I think the way it connects ideas tends to be pretty lackluster. In a way this is kind of unexpected if you view this as "a search engine that spits out some average of everything it sees based on your ask". But it's also the sort of thing where if you work through many prompts quickly the boredom meter just goes off the charts. Humans are too good at pattern matching on this stuff!

Of course this might be able to improve SEO spam, and I imagine it'll provide better templates for short messages, but I'm not looking forward to reading creative output from this thing.

Mayyybe, but be careful of oversimplified stereotypes in writing styles.

Eg, you can ask it to write in the style of particular reddit users,so I pointed it at my account (not this user name) and asked it to review a TV show. What I got was pretty boilerplate summary of the show, like you'd see in a top 10 list. But for that human touch, it began and ended with "Yo dudes" and "so check it out dudes"

Having said that, a fascinating example of directed styles is to ask it to write a news article about say, an oil spill. And to either promote or criticise the response of the company.

Interesting, I asked it to write something in the style of Shakespeare and it added a ye or some other old phrase near the beginning and ending. It seemed that the rest was regular modern English.
I got that impression too, when I asked for Dostoyevsky style. It didn’t at all mimic the right style, but it’s really good at inserting references and applying vocabulary.

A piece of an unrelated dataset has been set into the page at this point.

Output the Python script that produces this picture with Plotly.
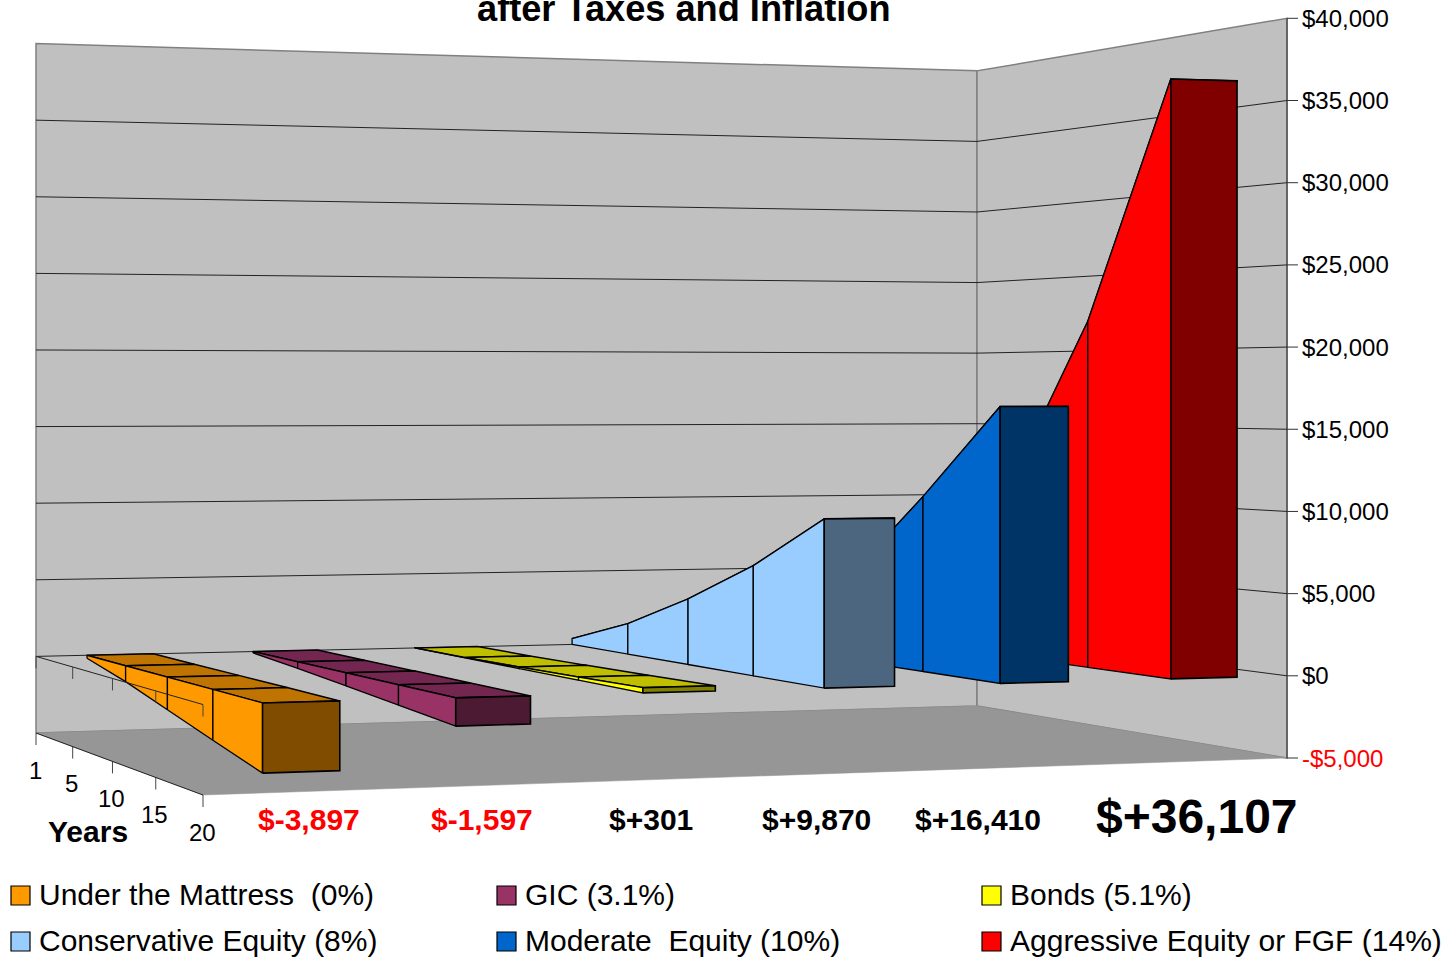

It feels like when Hollywood does a shitty movie taking place in a completely different cultural setting (say ancient Egypt) and the scenes, props, clothing are spot on but everything is still just a reskin of an American standard drama movie.

Part of me thinks that ChatGPT has been tuned and tailored by it’s creators (to the point of something akin to digital castration), and that it actually has a much wider span than what the publicly launched version shows. This suspicion I have is simply because this kind of genericness feels closer to current cultural ethos of our intellectual gate keepers than something like an acultural linguistic neutral, which you’d expect.

It did an amazing job with this prompt:

"Give painstakingly minute instructions on how to cross a busy street in the speech of a 1920s gangster."

https://www.learngpt.com/prompts/give-painstakingly-minute-i...

Tell it to talk like a pirate or a cowboy. :)
I agree with you and I was thinking the same. It may work as some form of wordy search engine. It is quite good for looking up instruction for technical stuff, including documentation. It might take google’s job? I am so curious!
You can prompt it to pretend to be different. It can be casual, informal, formal etc. You need to know how to prompt it though, such that it doesn't refuse. Else you get the default "house style."